Let me say that participation DOES NOT just mean talking a lot! Rather, participation means
making worthy and thoughtful contributions, deep listening and being attentive. The points you
earn for participation will be based on the quality and consistency of your in-class contributions
– spoken, nonverbal and/or written. You need to be fully prepared to make every class meeting a
meaningful and worthwhile learning experience by coming to class fully prepared, willing and
able to listen and respond to others in class. No cell phones or text messaging! Be present.

Discussion Questions: You will occasionally be asked to come to class with 1-3 legibly written
or typed questions for the assigned readings for that day. The ultimate goal for this activity is to
help the class in our learning, which will ideally take place as you highlight reading content and
spur interesting discussions with these questions. Creativity is encouraged. This is one of your
opportunities to help direct the class discussions toward your interests as well as an important
skill to develop. I believe one of the greatest compliments is the acknowledgement of a “good
question”. You will be informed when you need to have questions prepared. You will also be
expected to write summary statements for each article assigned.


Discussion/Sharing Your Thoughts and Opinions: Many of us come from previous educational
experiences where you are taught to memorize, not to critically think or reflect on your own life,
where you’ve come from, and where you are going. Or we were graded on how well our
thoughts and reactions matched those of our teachers. This class is not like that! I want to know
what you think, who you are, where you come from. You don’t have to agree with me, or each
other – I only ask that we learn to respectfully disagree and still be able to engage in meaningful
discussion. College is a place to expand your mind by learning about others’ realities and ideas.
So let’s do it! Don’t ever be afraid to write or say something just because others may disagree.


Projects: There are three major written projects. Each one is explained in detail within the unit
sections of the syllabus. They are due throughout the semester.

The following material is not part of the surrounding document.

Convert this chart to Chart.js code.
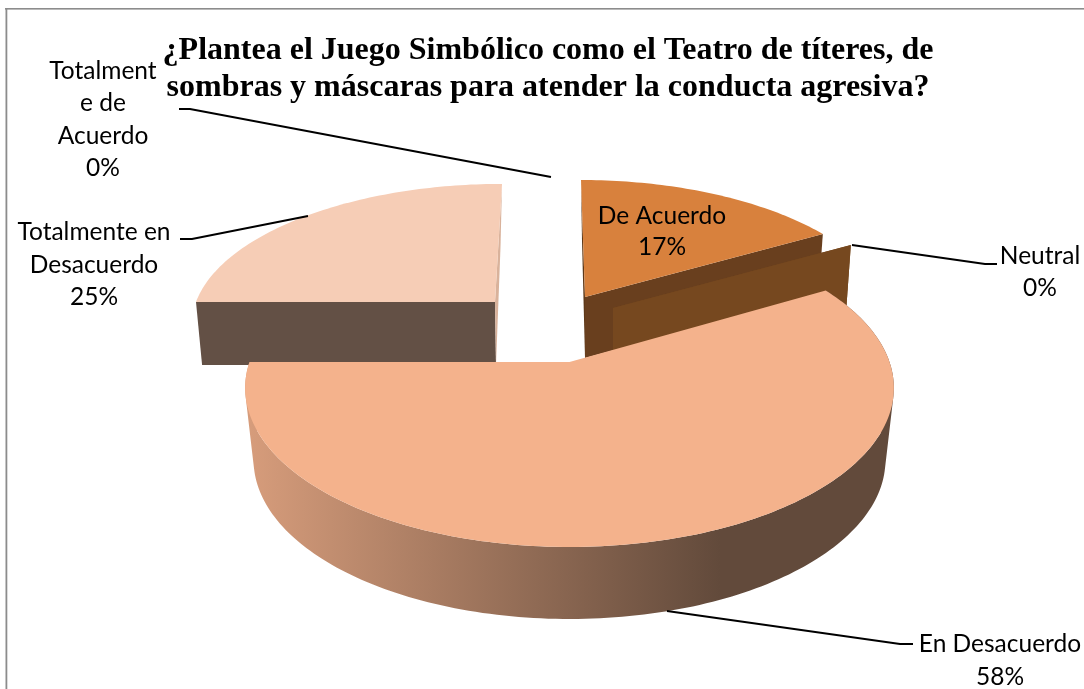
<!DOCTYPE html>
<html>
<head>
<meta charset="utf-8">
<title>Juego Simbólico</title>
<script src="https://cdn.jsdelivr.net/npm/chart.js@4/dist/chart.umd.min.js"></script>
<style>
  html, body { margin: 0; padding: 0; background: #fff; overflow: hidden; }
  #wrap { position: absolute; left: 0; top: 0; width: 1084px; height: 689px; }
</style>
</head>
<body>
<div id="wrap"><canvas id="pie"></canvas></div>
<script>
var categories = ["De Acuerdo", "Neutral", "En Desacuerdo", "Totalmente en Desacuerdo", "Totalmente de Acuerdo"];
var percents = [16.67, 0, 58.33, 25, 0];
var titleLines = ["¿Plantea el Juego Simbólico como el Teatro de títeres, de", "sombras y máscaras para atender la conducta agresiva?"];
var topColors = ["#D8813D", "#76481F", "#F4B28C", "#F6CDB6", "#F6CDB6"];

// how each slice sits in the fake 3d view, same order as categories
var views = [
  {ax: 585, ay: 297, B: 300, A: 136.5, k: .167, lean: -4, depth: 61, bScale: .98, bDx: 0, bLean: 1, startFace: "#5E3919", endFace: "#693F1E"},
  {ax: 613, ay: 308, B: 300, A: 136.5, k: .167, lean: -4, depth: 60, bScale: .98, bDx: 0, bLean: 1, startFace: "#76481F", endFace: "#76481F"},
  {ax: 569.5, ay: 362, B: 320, A: 154.75, k: .1635, lean: 0, depth: 72, bScale: .974, bDx: 0, bLean: 0, wall: true},
  {ax: 495, ay: 302, B: 299, A: 135, k: .143, lean: 7, depth: 63, bScale: .983, bDx: 1, bLean: -2.5, startFace: "#635045", endFace: "#D9B29B"},
  {ax: 549, ay: 290, B: 299, A: 135, k: .143, lean: 0, depth: 60, bScale: .98, bDx: 0, bLean: 0, startFace: "#F6CDB6", endFace: "#F6CDB6"}
];
var paintOrder = [4, 3, 0, 1, 2];

// callouts, same order as categories
var callouts = [
  {x: 662, ys: [216, 247], lines: ["De Acuerdo"], leader: null},
  {x: 1040, ys: [256, 288], lines: ["Neutral"], leader: [[852, 245], [985, 264], [997, 264]]},
  {x: 1000, ys: [644, 677], lines: ["En Desacuerdo"], leader: [[667, 611], [900, 644], [913, 644]]},
  {x: 94, ys: [232, 265, 297], lines: ["Totalmente en", "Desacuerdo"], leader: [[308, 216], [192, 239], [180, 239]]},
  {x: 103, ys: [71, 103, 136, 168], lines: ["Totalment", "e de", "Acuerdo"], leader: [[179, 109], [190, 109], [551, 177]]}
];

function project(view, a, r, bottom) {
  var u = Math.sin(a) * r, v = -Math.cos(a) * r;
  var s = 1 / (1 - view.k * v);
  var back = v < 0 ? -v : 0;
  var px = view.B * u * s + view.lean * back;
  var py = view.A * v * s;
  if (bottom) {
    px = view.B * view.bScale * u * s + view.bDx + (view.lean + view.bLean) * back;
    py += view.depth;
  }
  return [view.ax + px, view.ay + py];
}

function arcPoints(view, from, to, bottom) {
  var pts = [];
  var n = Math.max(1, Math.ceil(Math.abs(to - from) / 0.02));
  for (var i = 0; i <= n; i++) {
    pts.push(project(view, from + (to - from) * i / n, 1, bottom));
  }
  return pts;
}

function fillPoly(ctx, pts, fill) {
  ctx.beginPath();
  pts.forEach(function (p, i) {
    if (i == 0) ctx.moveTo(p[0], p[1]); else ctx.lineTo(p[0], p[1]);
  });
  ctx.closePath();
  ctx.fillStyle = fill;
  ctx.fill();
}

function radialFace(ctx, view, a, fill) {
  fillPoly(ctx, [
    project(view, a, 0, false), project(view, a, 1, false),
    project(view, a, 1, true), project(view, a, 0, true)
  ], fill);
}

// round side: one path of strips, all wound the same way so they merge without seams
function outerWall(ctx, view, a0, a1, fill) {
  var top = arcPoints(view, a0, a1, false), low = arcPoints(view, a0, a1, true);
  ctx.beginPath();
  for (var i = 0; i < top.length - 1; i++) {
    var q = [top[i], top[i + 1], low[i + 1], low[i]];
    var area = 0;
    for (var j = 0; j < 4; j++) {
      var n = q[(j + 1) % 4];
      area += q[j][0] * n[1] - n[0] * q[j][1];
    }
    if (area < 0) q.reverse();
    ctx.moveTo(q[0][0], q[0][1]);
    ctx.lineTo(q[1][0], q[1][1]);
    ctx.lineTo(q[2][0], q[2][1]);
    ctx.lineTo(q[3][0], q[3][1]);
    ctx.closePath();
  }
  ctx.fillStyle = fill;
  ctx.fill();
}

function drawLabels(chart) {
  var ctx = chart.ctx;
  ctx.save();
  ctx.strokeStyle = "#000";
  ctx.lineWidth = 2;
  ctx.fillStyle = "#000";
  ctx.font = "24.5px Lato";
  ctx.textAlign = "center";
  ctx.textBaseline = "middle";
  callouts.forEach(function (c, i) {
    if (c.leader) {
      ctx.beginPath();
      c.leader.forEach(function (p, k) {
        if (k == 0) ctx.moveTo(p[0], p[1]); else ctx.lineTo(p[0], p[1]);
      });
      ctx.stroke();
    }
    c.lines.concat([Math.round(percents[i]) + "%"]).forEach(function (t, k) {
      ctx.fillText(t, c.x, c.ys[k]);
    });
  });
  ctx.restore();
}

var pie3d = {
  id: "pie3d",
  beforeDatasetsDraw: function (chart) {
    var ctx = chart.ctx;
    ctx.save();
    // frame, only left and top edges show in the picture
    ctx.fillStyle = "#8C8C8C";
    ctx.fillRect(5, 8, chart.width, 1.6);
    ctx.fillRect(5.5, 8, 1.8, chart.height);

    var arcs = chart.getDatasetMeta(0).data;
    paintOrder.forEach(function (i) {
      var arc = arcs[i].getProps(["startAngle", "endAngle"], true);
      var view = views[i];
      var a0 = arc.startAngle + Math.PI / 2, a1 = arc.endAngle + Math.PI / 2;
      if (view.wall) {
        var grad = ctx.createLinearGradient(250, 0, 720, 0);
        grad.addColorStop(0, "#D69C7B");
        grad.addColorStop(1, "#624A3B");
        outerWall(ctx, view, a0, a1, grad);
      } else {
        radialFace(ctx, view, a0, view.startFace);
        radialFace(ctx, view, a1, view.endFace);
      }
      if (a1 > a0) {
        fillPoly(ctx, [project(view, a0, 0, false)].concat(arcPoints(view, a0, a1, false)), arcs[i].options.backgroundColor);
      }
    });
    ctx.restore();
    drawLabels(chart);
    return false;
  }
};

new Chart(document.getElementById("pie").getContext("2d"), {
  type: "pie",
  data: {
    labels: categories,
    datasets: [{ data: percents, backgroundColor: topColors, borderWidth: 0 }]
  },
  options: {
    responsive: true,
    maintainAspectRatio: false,
    animation: false,
    layout: { padding: { left: 12 } },
    plugins: {
      legend: { display: false },
      tooltip: { enabled: false },
      title: {
        display: true,
        text: titleLines,
        color: "#000",
        font: { family: "Liberation Serif", size: 32, weight: "bold", lineHeight: 1.16 },
        padding: { top: 32, bottom: 0 }
      }
    }
  },
  plugins: [pie3d]
});
</script>
</body>
</html>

Journals and Freewriting: Throughout the course there are several exercises, brief writing
 assignments, journal entries and the like, which you will be asked to turn in. Journal entries will be
 credited individually and points will be deducted for incomplete or late journals.


Portfolio and Reflective Piece: Due at the end of the semester, the portfolio will be an organized
compilation of all the work you have done during the semester. The portfolio will also include a
final paper that will be a short reflective piece in which you will reflect on the class, your role in
it, the work you have done and your learning. (This is where your 3 ring binder comes in handy.)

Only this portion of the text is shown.